PySparkBatch

import type { PySparkBatch } from "https://googleapis.deno.dev/v1/dataproc:v1.ts";

A configuration for running an Apache PySpark (https://spark.apache.org/docs/latest/api/python/getting_started/quickstart.html) batch workload.

interface PySparkBatch {

archiveUris?: string[];

args?: string[];

fileUris?: string[];

jarFileUris?: string[];

mainPythonFileUri?: string;

pythonFileUris?: string[];

}

§Properties

archiveUris?: string[]

[src]

Optional. HCFS URIs of archives to be extracted into the working directory of each executor.
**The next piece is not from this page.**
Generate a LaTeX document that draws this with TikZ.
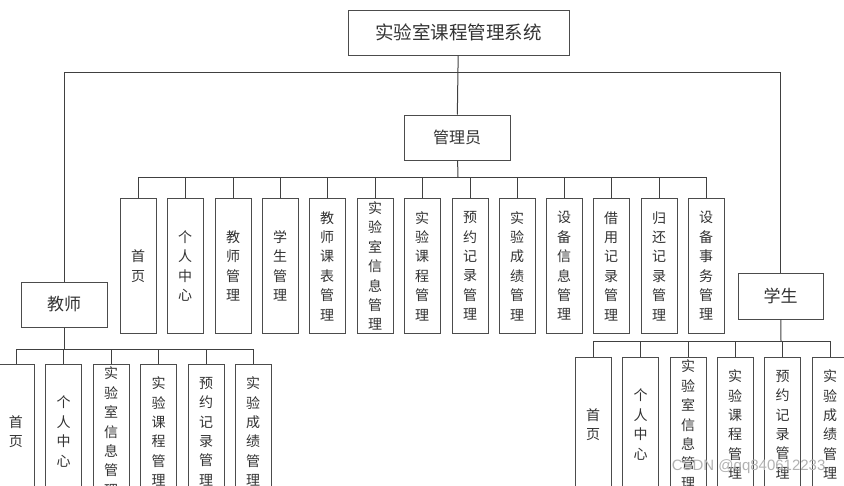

Supported file types: .jar, .tar, .tar.gz, .tgz, and .zip.

args?: string[]

[src]

Optional. The arguments to pass to the driver. Do not include arguments that can be set as batch properties, such as --conf, since a collision can occur that causes an incorrect batch submission.

fileUris?: string[]

[src]

Optional. HCFS URIs of files to be placed in the working directory of each executor.

jarFileUris?: string[]

[src]

Optional. HCFS URIs of jar files to add to the classpath of the Spark driver and tasks.

mainPythonFileUri?: string

[src]

Required. The HCFS URI of the main Python file to use as the Spark driver. Must be a .py file.

pythonFileUris?: string[]

[src]

Optional. HCFS file URIs of Python files to pass to the PySpark framework. Supported file types: .py, .egg, and .zip.